Copy everything in the listing below word for word, apart from any images.
-------
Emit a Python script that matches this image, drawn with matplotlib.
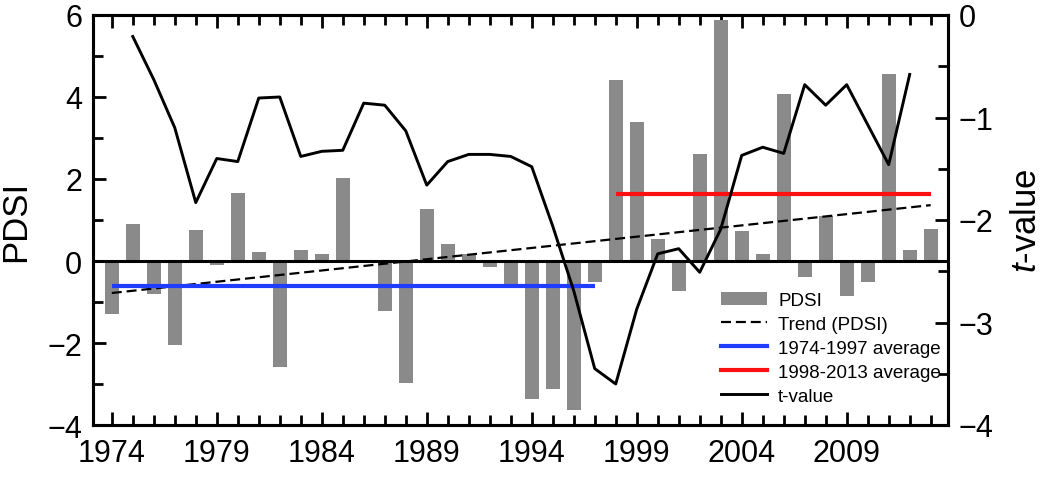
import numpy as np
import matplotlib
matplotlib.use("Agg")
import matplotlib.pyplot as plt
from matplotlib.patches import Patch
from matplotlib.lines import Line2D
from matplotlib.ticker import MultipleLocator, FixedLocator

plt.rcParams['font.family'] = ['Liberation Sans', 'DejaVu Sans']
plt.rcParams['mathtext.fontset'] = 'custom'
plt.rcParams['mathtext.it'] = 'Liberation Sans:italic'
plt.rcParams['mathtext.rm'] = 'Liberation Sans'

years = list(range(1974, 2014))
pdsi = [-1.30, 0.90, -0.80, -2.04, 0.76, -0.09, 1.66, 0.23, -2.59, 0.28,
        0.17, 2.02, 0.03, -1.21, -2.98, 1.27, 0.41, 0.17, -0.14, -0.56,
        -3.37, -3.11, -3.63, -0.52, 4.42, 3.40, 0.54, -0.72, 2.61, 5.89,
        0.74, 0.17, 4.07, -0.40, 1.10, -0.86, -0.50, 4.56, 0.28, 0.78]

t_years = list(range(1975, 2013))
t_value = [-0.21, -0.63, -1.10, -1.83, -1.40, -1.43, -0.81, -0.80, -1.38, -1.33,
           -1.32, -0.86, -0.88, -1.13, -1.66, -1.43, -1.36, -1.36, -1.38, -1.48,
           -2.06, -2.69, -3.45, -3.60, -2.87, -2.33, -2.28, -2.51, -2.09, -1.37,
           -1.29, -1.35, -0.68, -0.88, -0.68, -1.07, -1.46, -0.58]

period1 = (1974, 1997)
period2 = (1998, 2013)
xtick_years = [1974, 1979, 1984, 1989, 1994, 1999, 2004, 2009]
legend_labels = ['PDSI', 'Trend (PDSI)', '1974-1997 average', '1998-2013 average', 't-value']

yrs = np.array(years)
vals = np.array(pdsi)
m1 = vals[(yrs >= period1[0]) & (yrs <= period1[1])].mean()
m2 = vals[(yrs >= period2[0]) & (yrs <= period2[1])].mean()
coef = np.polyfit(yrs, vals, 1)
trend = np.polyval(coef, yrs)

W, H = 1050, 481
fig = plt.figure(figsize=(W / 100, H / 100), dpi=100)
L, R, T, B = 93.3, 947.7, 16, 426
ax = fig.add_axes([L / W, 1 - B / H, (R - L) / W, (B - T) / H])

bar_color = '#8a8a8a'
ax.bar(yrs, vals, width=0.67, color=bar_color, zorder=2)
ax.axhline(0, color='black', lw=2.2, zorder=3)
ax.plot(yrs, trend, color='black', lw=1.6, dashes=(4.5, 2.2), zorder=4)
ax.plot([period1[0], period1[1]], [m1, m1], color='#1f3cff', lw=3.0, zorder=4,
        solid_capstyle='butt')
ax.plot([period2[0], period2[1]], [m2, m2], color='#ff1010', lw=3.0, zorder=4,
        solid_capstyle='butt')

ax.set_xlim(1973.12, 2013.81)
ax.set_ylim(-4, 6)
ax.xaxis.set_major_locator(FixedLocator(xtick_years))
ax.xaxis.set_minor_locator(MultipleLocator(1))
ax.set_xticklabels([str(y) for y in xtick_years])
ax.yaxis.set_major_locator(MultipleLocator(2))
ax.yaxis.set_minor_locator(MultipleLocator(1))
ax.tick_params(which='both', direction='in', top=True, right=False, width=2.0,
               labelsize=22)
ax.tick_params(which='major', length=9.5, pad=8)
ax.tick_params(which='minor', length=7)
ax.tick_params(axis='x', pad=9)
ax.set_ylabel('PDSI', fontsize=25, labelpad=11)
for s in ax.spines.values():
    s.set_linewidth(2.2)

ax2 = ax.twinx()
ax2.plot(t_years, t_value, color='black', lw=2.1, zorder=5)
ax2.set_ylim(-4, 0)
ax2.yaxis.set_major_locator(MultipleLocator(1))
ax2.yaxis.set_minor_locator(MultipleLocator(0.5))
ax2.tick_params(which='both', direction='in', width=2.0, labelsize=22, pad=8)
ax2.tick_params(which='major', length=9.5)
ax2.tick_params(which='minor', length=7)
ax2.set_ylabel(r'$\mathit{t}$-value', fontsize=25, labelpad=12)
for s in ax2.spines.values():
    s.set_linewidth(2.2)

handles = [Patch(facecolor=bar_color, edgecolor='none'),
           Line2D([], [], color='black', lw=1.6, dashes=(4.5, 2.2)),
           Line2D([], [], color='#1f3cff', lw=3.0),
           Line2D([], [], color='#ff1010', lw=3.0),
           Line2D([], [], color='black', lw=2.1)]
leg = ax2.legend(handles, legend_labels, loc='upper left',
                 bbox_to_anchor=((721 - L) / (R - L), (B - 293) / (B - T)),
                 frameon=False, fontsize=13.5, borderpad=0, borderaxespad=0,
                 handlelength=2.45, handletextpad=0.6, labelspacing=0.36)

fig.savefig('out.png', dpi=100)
-------
### Response below
Emit a Python script that matches this image, drawn with matplotlib.
import numpy as np
import matplotlib
matplotlib.use("Agg")
import matplotlib.pyplot as plt
from matplotlib.patches import Patch
from matplotlib.lines import Line2D
from matplotlib.ticker import MultipleLocator, FixedLocator

plt.rcParams['font.family'] = ['Liberation Sans', 'DejaVu Sans']
plt.rcParams['mathtext.fontset'] = 'custom'
plt.rcParams['mathtext.it'] = 'Liberation Sans:italic'
plt.rcParams['mathtext.rm'] = 'Liberation Sans'

years = list(range(1974, 2014))
pdsi = [-1.30, 0.90, -0.80, -2.04, 0.76, -0.09, 1.66, 0.23, -2.59, 0.28,
        0.17, 2.02, 0.03, -1.21, -2.98, 1.27, 0.41, 0.17, -0.14, -0.56,
        -3.37, -3.11, -3.63, -0.52, 4.42, 3.40, 0.54, -0.72, 2.61, 5.89,
        0.74, 0.17, 4.07, -0.40, 1.10, -0.86, -0.50, 4.56, 0.28, 0.78]

t_years = list(range(1975, 2013))
t_value = [-0.21, -0.63, -1.10, -1.83, -1.40, -1.43, -0.81, -0.80, -1.38, -1.33,
           -1.32, -0.86, -0.88, -1.13, -1.66, -1.43, -1.36, -1.36, -1.38, -1.48,
           -2.06, -2.69, -3.45, -3.60, -2.87, -2.33, -2.28, -2.51, -2.09, -1.37,
           -1.29, -1.35, -0.68, -0.88, -0.68, -1.07, -1.46, -0.58]

period1 = (1974, 1997)
period2 = (1998, 2013)
xtick_years = [1974, 1979, 1984, 1989, 1994, 1999, 2004, 2009]
legend_labels = ['PDSI', 'Trend (PDSI)', '1974-1997 average', '1998-2013 average', 't-value']

yrs = np.array(years)
vals = np.array(pdsi)
m1 = vals[(yrs >= period1[0]) & (yrs <= period1[1])].mean()
m2 = vals[(yrs >= period2[0]) & (yrs <= period2[1])].mean()
coef = np.polyfit(yrs, vals, 1)
trend = np.polyval(coef, yrs)

W, H = 1050, 481
fig = plt.figure(figsize=(W / 100, H / 100), dpi=100)
L, R, T, B = 93.3, 947.7, 16, 426
ax = fig.add_axes([L / W, 1 - B / H, (R - L) / W, (B - T) / H])

bar_color = '#8a8a8a'
ax.bar(yrs, vals, width=0.67, color=bar_color, zorder=2)
ax.axhline(0, color='black', lw=2.2, zorder=3)
ax.plot(yrs, trend, color='black', lw=1.6, dashes=(4.5, 2.2), zorder=4)
ax.plot([period1[0], period1[1]], [m1, m1], color='#1f3cff', lw=3.0, zorder=4,
        solid_capstyle='butt')
ax.plot([period2[0], period2[1]], [m2, m2], color='#ff1010', lw=3.0, zorder=4,
        solid_capstyle='butt')

ax.set_xlim(1973.12, 2013.81)
ax.set_ylim(-4, 6)
ax.xaxis.set_major_locator(FixedLocator(xtick_years))
ax.xaxis.set_minor_locator(MultipleLocator(1))
ax.set_xticklabels([str(y) for y in xtick_years])
ax.yaxis.set_major_locator(MultipleLocator(2))
ax.yaxis.set_minor_locator(MultipleLocator(1))
ax.tick_params(which='both', direction='in', top=True, right=False, width=2.0,
               labelsize=22)
ax.tick_params(which='major', length=9.5, pad=8)
ax.tick_params(which='minor', length=7)
ax.tick_params(axis='x', pad=9)
ax.set_ylabel('PDSI', fontsize=25, labelpad=11)
for s in ax.spines.values():
    s.set_linewidth(2.2)

ax2 = ax.twinx()
ax2.plot(t_years, t_value, color='black', lw=2.1, zorder=5)
ax2.set_ylim(-4, 0)
ax2.yaxis.set_major_locator(MultipleLocator(1))
ax2.yaxis.set_minor_locator(MultipleLocator(0.5))
ax2.tick_params(which='both', direction='in', width=2.0, labelsize=22, pad=8)
ax2.tick_params(which='major', length=9.5)
ax2.tick_params(which='minor', length=7)
ax2.set_ylabel(r'$\mathit{t}$-value', fontsize=25, labelpad=12)
for s in ax2.spines.values():
    s.set_linewidth(2.2)

handles = [Patch(facecolor=bar_color, edgecolor='none'),
           Line2D([], [], color='black', lw=1.6, dashes=(4.5, 2.2)),
           Line2D([], [], color='#1f3cff', lw=3.0),
           Line2D([], [], color='#ff1010', lw=3.0),
           Line2D([], [], color='black', lw=2.1)]
leg = ax2.legend(handles, legend_labels, loc='upper left',
                 bbox_to_anchor=((721 - L) / (R - L), (B - 293) / (B - T)),
                 frameon=False, fontsize=13.5, borderpad=0, borderaxespad=0,
                 handlelength=2.45, handletextpad=0.6, labelspacing=0.36)

fig.savefig('out.png', dpi=100)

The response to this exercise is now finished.